Gay Friendly? Tolerance or Acceptance?

I got an interesting email from an ex-neighbor yesterday. Through the process of breaking with Jim, we have tried to maintain a friendship, but it has been difficult at times. She, her husband, and son have been good friends to both of us and were always, what I considered, accepting of both Jim and me, and our relationship. They were Jim's friends first, so I decided that I would distance myself from them while I worked myself through the "stages of grief", especially those days that I had nothing nice to say about Jim. I did not want to put her in the middle of any ugly words that might have flown from my mouth after a few beers...
Well, apparently Jim has shared with them some of the conversations I had, and have had with him since moving out, regarding what belongs to whom, and also financial issues. I am not going to spell it all out here, but let's just say with my obligations from my previous life I have always lived very close to the belt, financially. Jim has always made more than I have, and was always very clear to state that so long as I took care of my obligations and shared in the household expenses, he would ALWAYS take care of the rest... So, in one of my conversations with him, after leaving everything (including things I purchased for OUR home) except those items I brought with me when I moved in 2 years ago, I let him know that I should be OK financially, but I also expected him to be there for me IF for some reason I needed help.
Her email to me said that Jim owes me nothing... and I quote "That part is what I don't agree with. He shouldn't be handing out his money to anyone. He's done that way too much. He works hard for his money".
I responded: "You and your husband have been legally married, if you were to part ways, do you think you deserve anything? Money? Property? things? Jim and I were for all intents and purposes married... We decided to join forces and create a life for and with each other... Whether I (or Jim) choose to ask for things from each other is between us. You say he doesn't owe me anything, he owes me 2 years of my life back, just as I owe that to him... For you to say he doesn't owe me anything, would be like saying your husband wouldn't owe you anything... Unless of course, you feel a gay partnership has less meaning than your marriage does, and how hypocritical would that be coming from the best friends of this gay couple?"
Her last response was: "OK, I am not going to try and answer your question. (our relationships are) TOTALLY different."
I guess she told me where she stands on gay rights! And she is from Vermont!

2 comments:

Maddog said...

She needs to rethink her beliefs. If her relationship with her husband is so different than yours, what would make it the same? Marriage? Civil union? Or is it really because you are gay that makes it different.

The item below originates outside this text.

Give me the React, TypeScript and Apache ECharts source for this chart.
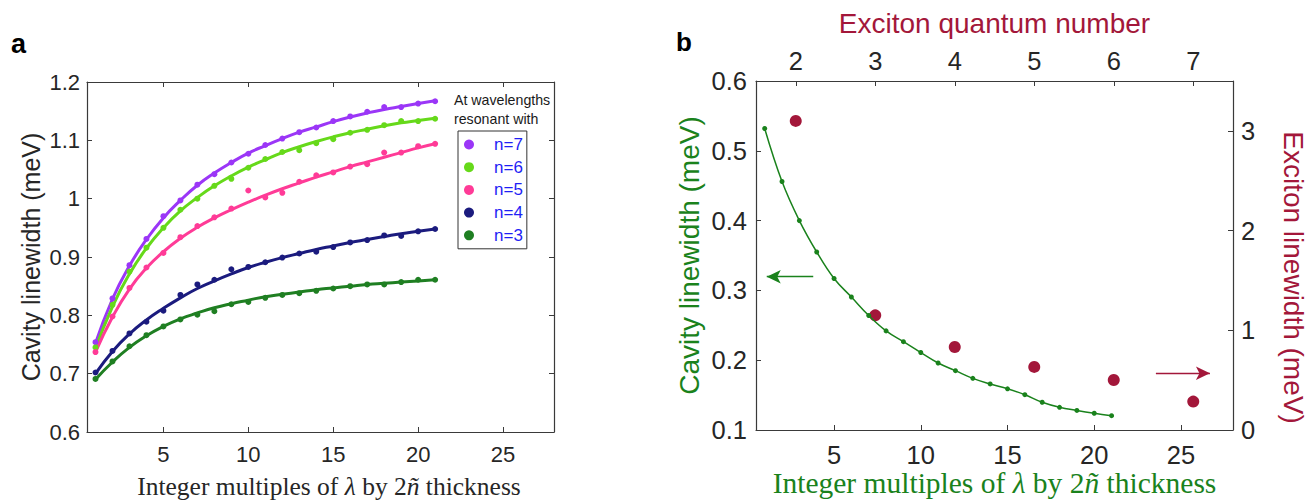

You might also tell the ex that he should keep your personal lives out of the hands of your friends. And even more than replying to said friend, you might have told her it was really none of her business.

Anonymous said...

Hi this is the friend from VERMONT. I said our situation was differnt meanig we have been together for 21 years and we both have worked hard to get what we have. So Tom there is a dif. 21 vs 2 yrs. My comment had NOTHING to do with gay rights.